Sixty percent of the panelists surveyed by Bankrate.com for the week Nov. 3 to Nov. 10 agreed with Mortgage Daily’s forecast that rates will stay put. The remaining 40 percent were evenly split over whether rates would rise at least 3 basis points or fall.
Interest rates on jumbo mortgages were
7 BPS more than conforming rates in the U.S. Mortgage Market Index report from OpenClose and Mortgage Daily for the week ended Oct. 28. The prior week, the jumbo-conforming spread was thinner at 0.01 percent.
Freddie’s most-recent survey indicated that 15-year fixed rates averaged 2.84 percent, climbing from 2.78 percent in the week ended Oct. 27. The spread between 15- and 30-year rates widened to 70 BPS from 69 BPS in the last report.
Average rates on five-year, Treasury-indexed, hybrid, adjustable-rate mortgages averaged 2.87 percent in Freddie’s report, 3 BPS higher than the prior survey.

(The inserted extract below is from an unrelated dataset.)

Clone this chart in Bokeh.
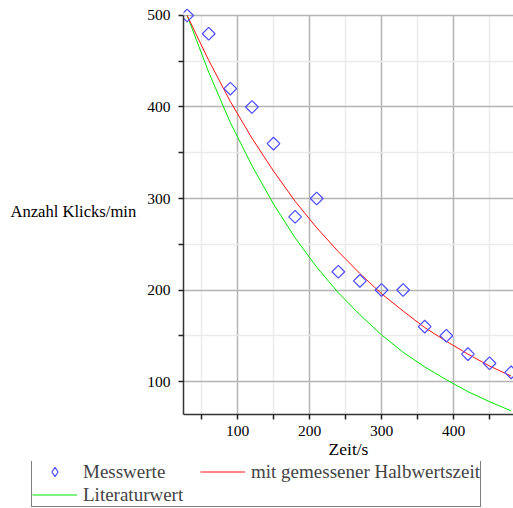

At 2.84 percent as of Thursday, the one-year Treasury-indexed ARM
was slightly less than 2.85 percent as of seven days previous, according to HSH.com. Freddie previously reported that one-year ARMs averaged 2.62 percent in the week ended Nov. 5, 2015.
The yield on the one-year Treasury note, which determines rate changes for the one-year ARM, closed Thursday at 0.64 percent, less than 0.68 percent the prior Thursday, according to data published by the Department of the Treasury.
The weekly average six-month London Interbank Offered Rate was 1.26 percent as of Wednesday, Bankrate.com reported. LIBOR, which is utilized as an index on a small share of ARMs, was no different than a week earlier.
ARM share was 7.2 percent in the latest Mortgage Market Index report, wider than 5.8 percent the previous week.